Parking becoming a bigger problem on and off campus

Cars+Parked+at+Crowley+Park+

Cars Parked at Crowley Park

The Wood Word, Editorial Board

It’s no question that parking has been and probably always will be a problem for Marywood students on campus. But this year, the parking dilemma seems to have worsened with the drastic increase in parking permit cost.

Flash back to three years earlier, to a time when the cost of an on-campus parking permit was $100. This was not a bad price to park a car on campus. Institutions around the area have varied parking permit prices ranging from $45- $140. However, in the past two years, Marywood parking permits have increased annually by $50, this year amounting to a whopping $200 for a parking permit.

When The Wood Word asked Campus Safety why the price has dramatically increased in the last three years, Chief of Campus Safety, Mike Finegan, said it is the board of trustees that makes decisions regarding the cost of parking permits, and he wasn’t clear on the reason for the increases.

“While I can’t say for sure what the reason for the increase was, I think additional revenue would be a reasonable assumption,” said Finegan. He also said that despite the increase in cost, he has not seen any drop in parking permit sales this year.

Vice president for business affairs, Joseph Garvey, explained that he evaluates and determines the proposed parking costs and passes the recommendations to the board, which make a final decision based on his recommendations.

But, regardless of the reasons for the increase, the continually rising cost has proven challenging for a stereotypical “poor college student.” As a result, many Marywood students resort to cheaper alternatives, like parking off campus and on the streets surrounding the campus.

The number of parked cars has increased on busy roads around the university, including University Avenue, North Washington Avenue, and Fairfield Street. Many students are also now parking in the Crowley Park lot, the park behind the Woodlands Apartments, which serves as an inconvenience for families who actually want to use the park facilities.

Parking in these places may seem like a great idea. It’s free, after all. But, it may actually come at a cost. Although parking on designated roads that do not require parking permits is legal, doing so can create a hazard for local traffic and residents.

The Wood Word spoke with one concerned local resident, who asked not to be identified, about how this “off campus” parking is affecting her neighborhood. She reported a significant increase in cars on her street this semester, which she believes increases safety issues because of the increased traffic.

She also finds it a hazard for local children that live in the neighborhood due to the increased traffic. Her biggest concern has yet to come: winter. “During busy times, I frequently have to pull over to allow cars going the other way to pass.  And when roads are snowy or icy, these frequent pullovers can be hazardous, increasing the risk of either sliding or getting stuck,” she said.

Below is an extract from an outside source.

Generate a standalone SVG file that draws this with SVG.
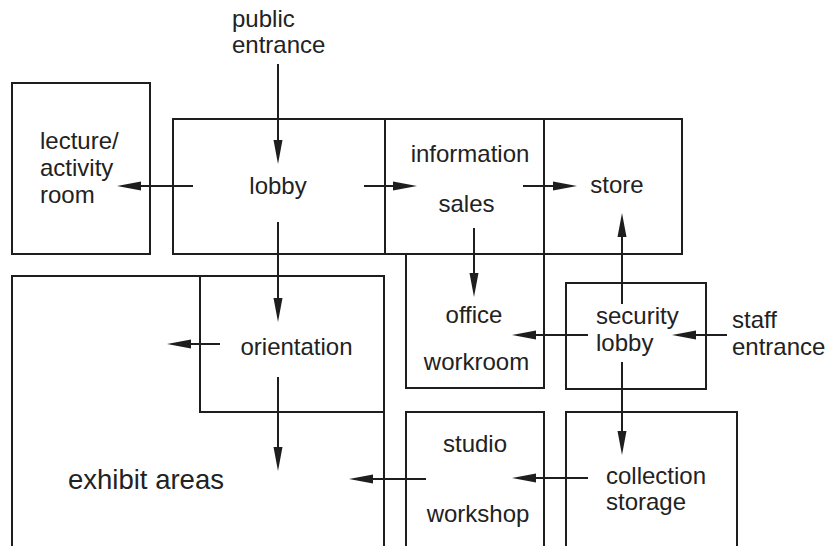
<svg xmlns="http://www.w3.org/2000/svg" width="829" height="546" viewBox="0 0 829 546">
<defs>
<style>
.box{fill:none;stroke:#1e1e1e;stroke-width:2}
.lbl{font-family:"Liberation Sans",Arial,sans-serif;font-size:24px;fill:#222}
.mid{text-anchor:middle}
.big{font-size:27.5px}
.con line{stroke:#1e1e1e;stroke-width:2;marker-end:url(#ah)}
</style>
<marker id="ah" markerUnits="userSpaceOnUse" markerWidth="24" markerHeight="9" refX="0" refY="4.5" orient="auto" overflow="visible">
<path d="M0,0 L24,4.5 L0,9 Z" fill="#1e1e1e"/>
</marker>
</defs>
<rect width="829" height="546" fill="#fff"/>
<g id="public-entrance"><text class="lbl" x="232" y="27">public</text><text class="lbl" x="232" y="53">entrance</text></g>
<g id="lecture"><rect class="box" x="12" y="83" width="138" height="171"/><text class="lbl" x="40" y="149">lecture/</text><text class="lbl" x="40" y="176">activity</text><text class="lbl" x="40" y="203">room</text></g>
<g id="lobby"><rect class="box" x="173" y="119" width="212" height="135"/><text class="lbl mid" x="278" y="194">lobby</text></g>
<g id="information-sales"><rect class="box" x="385" y="119" width="159" height="135"/><text class="lbl mid" x="470" y="162">information</text><text class="lbl mid" x="466.5" y="212">sales</text></g>
<g id="store"><rect class="box" x="544" y="119" width="138" height="135"/><text class="lbl mid" x="617" y="193">store</text></g>
<g id="office-workroom"><rect class="box" x="406" y="254" width="138" height="134"/><text class="lbl mid" x="474" y="323">office</text><text class="lbl mid" x="476.5" y="370">workroom</text></g>
<g id="security-lobby"><rect class="box" x="566" y="283" width="140" height="106"/><text class="lbl" x="596" y="324">security</text><text class="lbl" x="596" y="351">lobby</text></g>
<g id="staff-entrance"><text class="lbl" x="732" y="328">staff</text><text class="lbl" x="732" y="355">entrance</text></g>
<g id="exhibit-areas"><rect class="box" x="12" y="276" width="372" height="290"/><text class="lbl big" x="68" y="489">exhibit areas</text></g>
<g id="orientation"><rect class="box" x="200" y="276" width="184" height="136"/><text class="lbl mid" x="296.5" y="355">orientation</text></g>
<g id="studio-workshop"><rect class="box" x="406" y="412" width="138" height="154"/><text class="lbl mid" x="475" y="452">studio</text><text class="lbl mid" x="478" y="522">workshop</text></g>
<g id="collection-storage"><rect class="box" x="566" y="412" width="171" height="154"/><text class="lbl" x="606" y="484">collection</text><text class="lbl" x="606" y="510">storage</text></g>
<g id="connectors" class="con">
<line x1="278" y1="64" x2="278" y2="140"/>
<line x1="193" y1="186" x2="141" y2="186"/>
<line x1="364" y1="186" x2="393" y2="186"/>
<line x1="523" y1="186" x2="553" y2="186"/>
<line x1="278" y1="222" x2="278" y2="298"/>
<line x1="474" y1="228" x2="474" y2="273"/>
<line x1="622" y1="304" x2="622" y2="237"/>
<line x1="588" y1="335" x2="536" y2="335"/>
<line x1="727" y1="335" x2="696" y2="335"/>
<line x1="622" y1="362" x2="622" y2="431"/>
<line x1="220" y1="344" x2="191" y2="344"/>
<line x1="278" y1="377" x2="278" y2="447"/>
<line x1="588" y1="478" x2="536" y2="478"/>
<line x1="426" y1="479" x2="373" y2="479"/>
</g>
</svg>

The Crowley Park parking lot has also become a place of concern. Generally, from Monday-Friday Crowley park is full of cars, all with stickers reading “Marywood University” on their back window. Not only does this create challenges for visitors who actually intend to use the park, but it also creates safety concerns for the students parking there, as Campus Safety does not monitor this lot since it is not actually a part of the Marywood campus.

Addressing the Crowley Park issue will be difficult because it is legal to park in the lot since it is a public facility, but it’s clear that the lot is being abused by students and has the potential to create safety concerns.    While it’s important that students make decisions in their best financial interests, and while that might include not purchasing an on-campus parking permit, it’s also important that we respect the community surrounding our campus. Evading that $200 parking permit fee may not be the answer. So, think before you park, and remember to consider your own personal safety and the safety of the surrounding community as you do.